Do you have any ideas how to work around this? I would like to provide a csv file that can be opened in Excel by double clicking it and it displays all of the characters properly. The code in question is provided below. Thanks!
response.seek(0)
filename = f'report {datetime.now().strftime("%Y-%m-%d %H-%M-%S")}'
response = BytesIO(response.read().encode("utf-8-sig")) # add BOM to make Excel happy
response.seek(0)
return send_file(response, download_name=f'{filename}.csv', as_attachment=True, mimetype="content-type: text/csv; charset=utf-8")
EDIT: Using Postman I have determined that the BOM is scrapped by the browsers. The file is provided correctly by the backend and is then modified while being saved by the browser.
I found a solution! You need to include the BOM characters twice since the first set is removed by the browsers because that's how the spec specifies the UTF8 encoded file should be processed... This technically makes your csv file invalid, however, it is Excel compatible after being downloaded through a browser.
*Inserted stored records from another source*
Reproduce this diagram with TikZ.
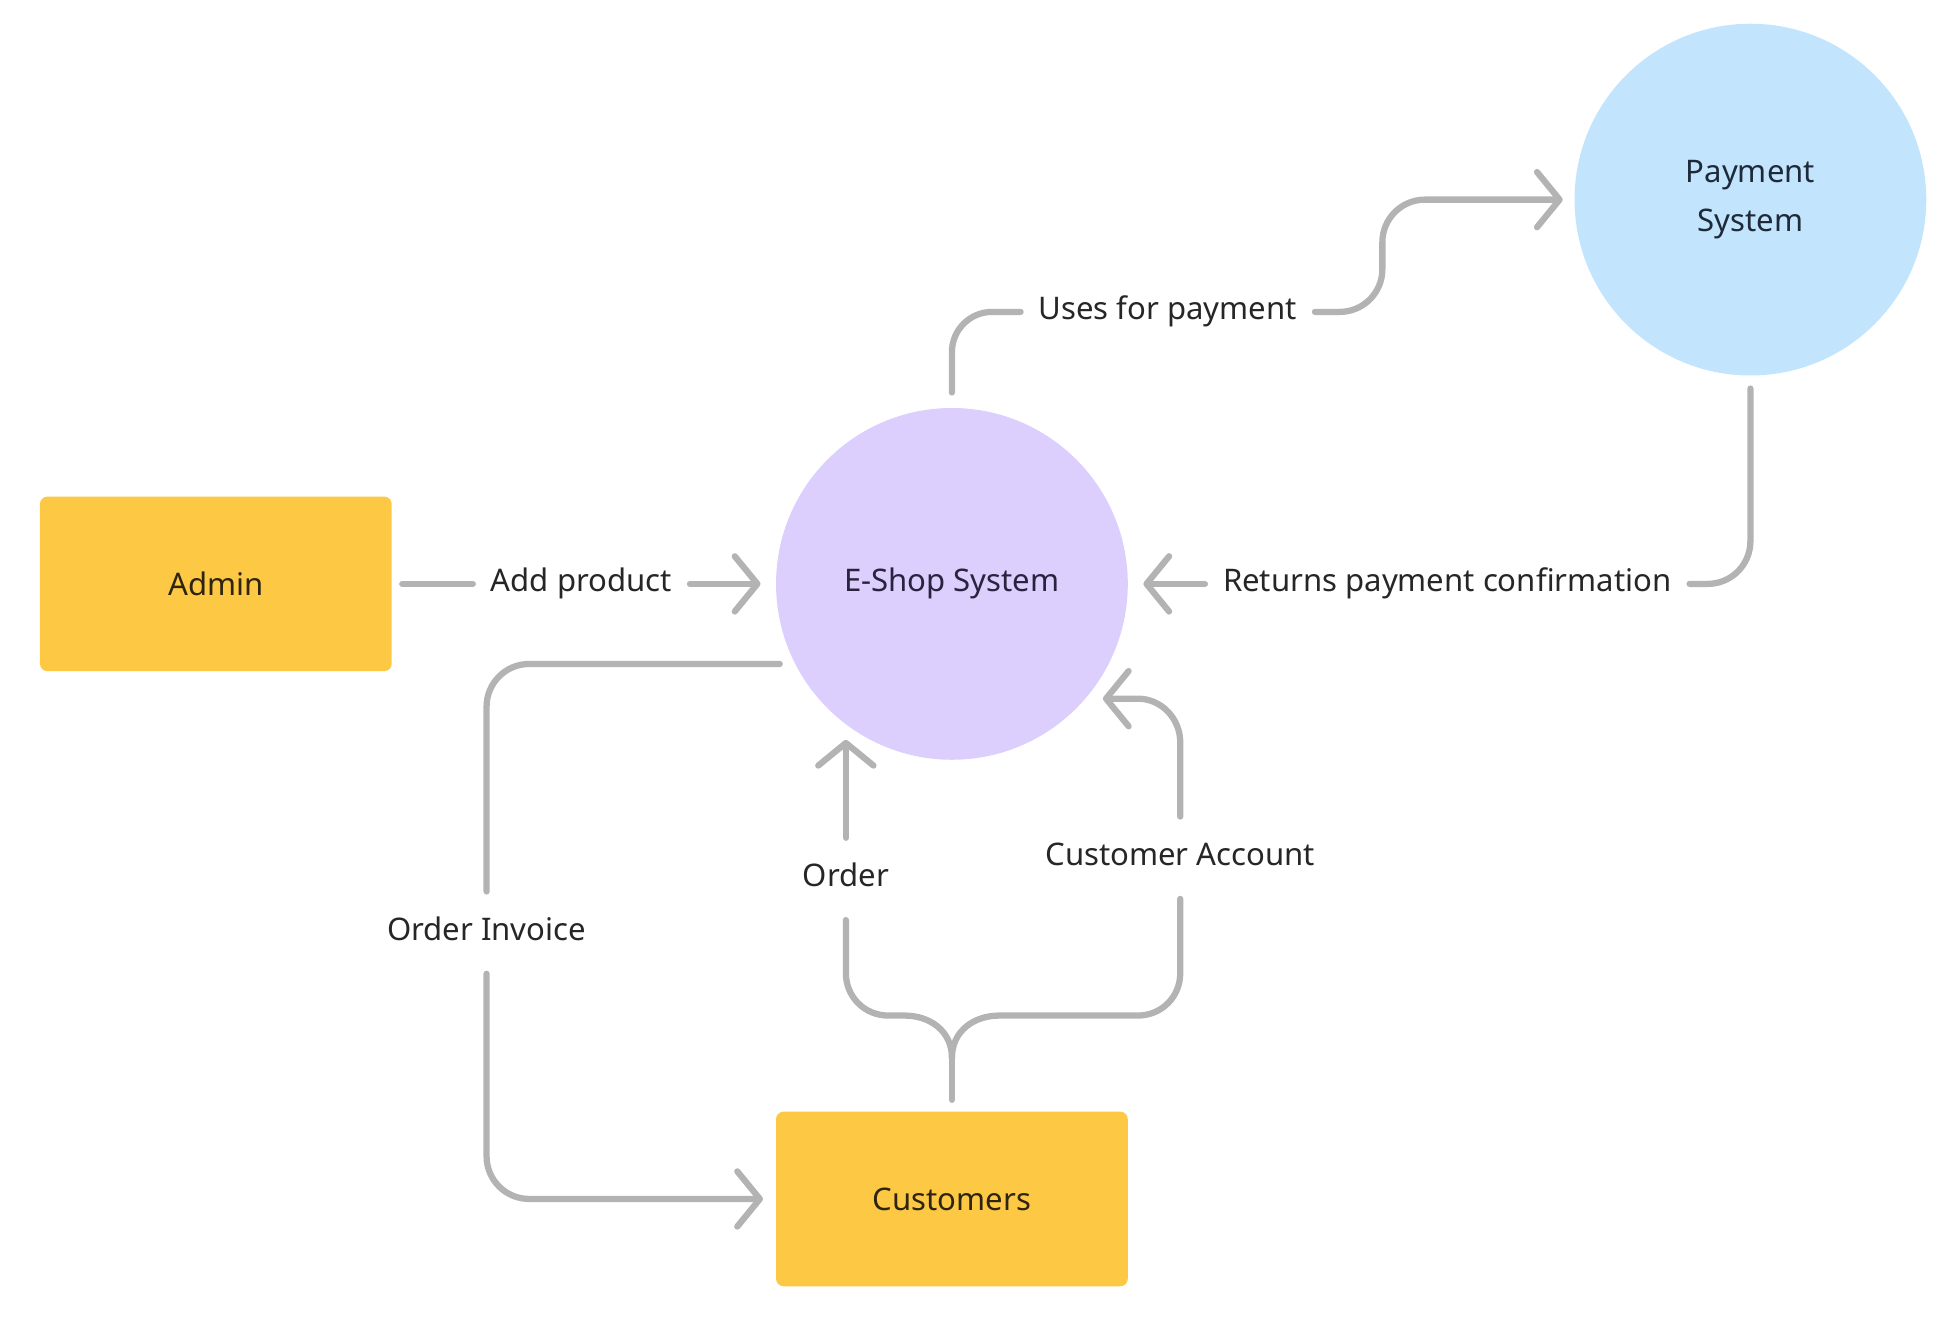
\documentclass[tikz,border=0pt]{standalone}
\usepackage{fontspec}
\setmainfont{Noto Sans}
\usetikzlibrary{arrows.meta,calc}
\definecolor{boxyellow}{HTML}{FDC844}
\definecolor{lavender}{HTML}{DCCEFD}
\definecolor{skyblue}{HTML}{C2E5FD}
\definecolor{conngray}{HTML}{B3B3B3}
\definecolor{txt}{HTML}{262626}
\definecolor{txtpurple}{HTML}{2A2340}
\definecolor{txtblue}{HTML}{1E2A3A}
\definecolor{txtbrown}{HTML}{2E2410}
\begin{document}
\begin{tikzpicture}[x=0.49725pt,y=-0.49725pt,
  every node/.style={font=\fontsize{12.4}{14.8}\selectfont, text=txt},
  entity/.style={fill=boxyellow, rounded corners=3pt, minimum width=140.2pt, minimum height=69.6pt, inner sep=0pt, text=txtbrown},
  process/.style={circle, minimum size=140.2pt, inner sep=0pt},
  hlabel/.style={inner xsep=7pt, inner ysep=2pt, text height=9pt, text depth=3pt},
  vlabel/.style={inner xsep=2pt, inner ysep=10.2pt, text height=9pt, text depth=3pt},
  conn/.style={draw=conngray, line width=2.5pt, line cap=round, line join=round},
  tip/.style={-{Straight Barb[length=9pt,width=22pt,round]}}
]
\useasboundingbox (0,0) rectangle (1568.6,1057.8);

% nodes
\node[entity] (admin) at (173,468) {Admin};
\node[entity] (cust) at (763,961) {Customers};
\node[process, fill=lavender, text=txtpurple] (eshop) at (763,468) {E-Shop System};
\node[process, fill=skyblue, align=center, text=txtblue] (pay) at (1403,160) {Payment\\[5pt]System};

% labels
\node[hlabel] (lAdd) at (466,468) {Add product};
\node[hlabel] (lUses) at (936,250) {Uses for payment};
\node[hlabel] (lRet) at (1160,468) {Returns payment confirmation};
\node[vlabel] (lInv) at (390,747.5) {Order Invoice};
\node[vlabel] (lOrd) at (678,704.5) {Order};
\node[vlabel] (lAcc) at (946,687.5) {Customer Account};

% coordinates
\coordinate (fork) at (763,848);
\coordinate (ordEnd) at (678,593);
\coordinate (accEnd) at (884,560);

% Admin -> E-Shop
\draw[conn] ([xshift=4pt]admin.east) -- (lAdd.west);
\draw[conn,tip] (lAdd.east) -- ([xshift=-6pt]eshop.west);

% E-Shop -> Payment
\draw[conn, rounded corners=16pt] ([yshift=6pt]eshop.north) |- (lUses.west);
\draw[conn, tip, rounded corners=17pt] (lUses.east) -- (1108,250) |- ([xshift=-4.5pt]pay.west);

% Payment -> E-Shop
\draw[conn, rounded corners=17pt] ([yshift=-5pt]pay.south) |- (lRet.east);
\draw[conn,tip] (lRet.west) -- ([xshift=6pt]eshop.east);

% E-Shop -> Customers (Order Invoice)
\draw[conn, rounded corners=17pt] ([xshift=-6pt]eshop.207.5) -| (lInv.north);
\draw[conn, tip, rounded corners=17pt] (lInv.south) |- ([xshift=-5pt]cust.west);

% Customers -> E-Shop (Order, Customer Account)
\draw[conn] ([yshift=4.5pt]cust.north) -- (fork);
\draw[conn] (fork) .. controls +(0,-22) and +(20,0) .. (725,814) -- (712,814)
  .. controls +(-19,0) and +(0,19) .. (678,780) -- (lOrd.south);
\draw[conn] (fork) .. controls +(0,-22) and +(-20,0) .. (801,814) -- (912,814)
  .. controls +(19,0) and +(0,19) .. (946,780) -- (lAcc.south);
\draw[conn,tip] (lOrd.north) -- (ordEnd);
\draw[conn,tip] (lAcc.north) -- (946,595) .. controls +(0,-19) and +(19,0) .. (912,560) -- (accEnd);
\end{tikzpicture}
\end{document}
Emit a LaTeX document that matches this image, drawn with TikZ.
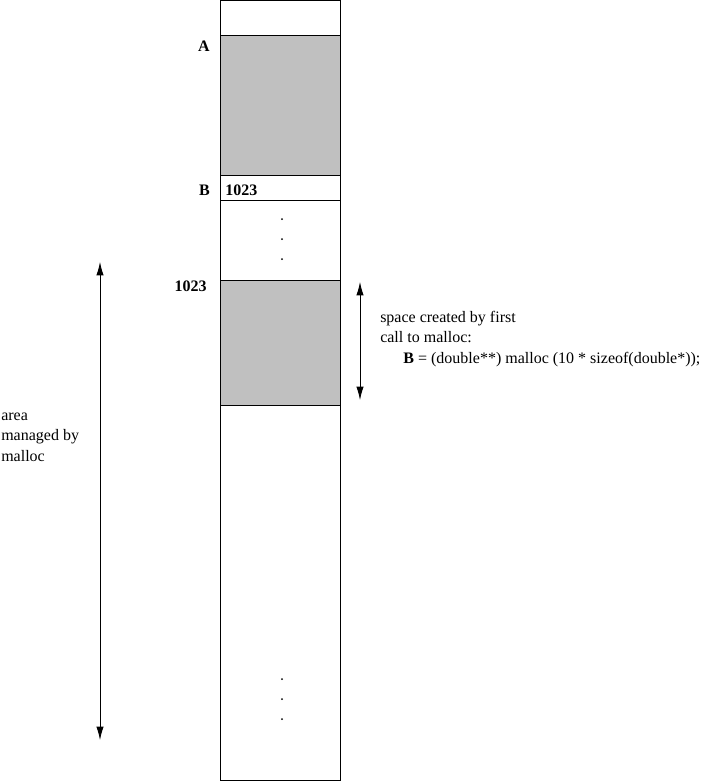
\documentclass[tikz,border=0pt]{standalone}
\usepackage{fontspec}
\setmainfont{Liberation Serif}
\usetikzlibrary{positioning,arrows.meta}
\definecolor{memgray}{RGB}{192,192,192}
\tikzset{
  cell/.style={draw, line width=0.8pt, inner sep=0pt, outer sep=0pt, minimum width=90pt},
  lbl/.style={inner sep=0pt, font=\fontsize{12}{15}\selectfont\bfseries},
  note/.style={inner sep=0pt, align=left, anchor=base west, font=\fontsize{12}{15.3}\selectfont},
  span/.style={{Latex[length=10pt,width=5.5pt]}-{Latex[length=10pt,width=5.5pt]}, line width=0.6pt}
}
\begin{document}
\begin{tikzpicture}[x=0.75pt, y=-0.75pt]
  \useasboundingbox (0,0) rectangle (708,783);

  % memory column
  \node[cell, minimum height=26.25pt, anchor=north west] (top) at (220.5,0.5) {};
  \node[cell, fill=memgray, minimum height=105pt, below=0pt of top] (blkA) {};
  \node[cell, minimum height=18.75pt, below=0pt of blkA] (cellB) {};
  \node[cell, minimum height=60pt, below=0pt of cellB] (gap) {};
  \node[cell, fill=memgray, minimum height=93.75pt, below=0pt of gap] (blkB) {};
  \node[cell, minimum height=281pt, below=0pt of blkB] (rest) {};

  \node[lbl, anchor=base east] (labA) at (210,51) {A};
  \node[lbl, anchor=base east] (labB) at (210,195) {B};
  \node[lbl, anchor=base west] (val) at (225,195) {1023};
  \node[lbl, anchor=base east] (adr) at (207,291) {1023};

  \foreach \y in {219,239,259,679,699,719}
    \fill (282,\y) circle (1);

  % arrows
  \coordinate (s1) at (360,282);
  \coordinate (s2) at (360,400);
  \coordinate (m1) at (100,262);
  \coordinate (m2) at (100,740);
  \draw[span] (s1) -- (s2);
  \draw[span] (m1) -- (m2);

  \node[note] (space) at (380,363) {space created by first\\call to malloc:\\
    \hspace*{1.45em}\textbf{B} = (double**) malloc (10 * sizeof(double*));};
  \node[note] (area) at (1,461) {area\\managed by\\malloc};
\end{tikzpicture}
\end{document}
More info: https://stackoverflow.com/a/42717677/9682679
Code modified as described above:
response = BytesIO(b"\xEF\xBB\xBF" + response.read().encode("utf-8-sig")) # add BOM twice to fool the browser and make Excel happy
EDIT: Another workaround was provided by @PanagiotisKanavos. You can also use octet-stream
mime type instead of text/csv
. In that case the web browser has no idea it's working with a text file and therefore doesn't touch it. The resulting code reads like this:
return send_file(response, download_name=f'{filename}.csv', as_attachment=True, mimetype="application/octet-stream")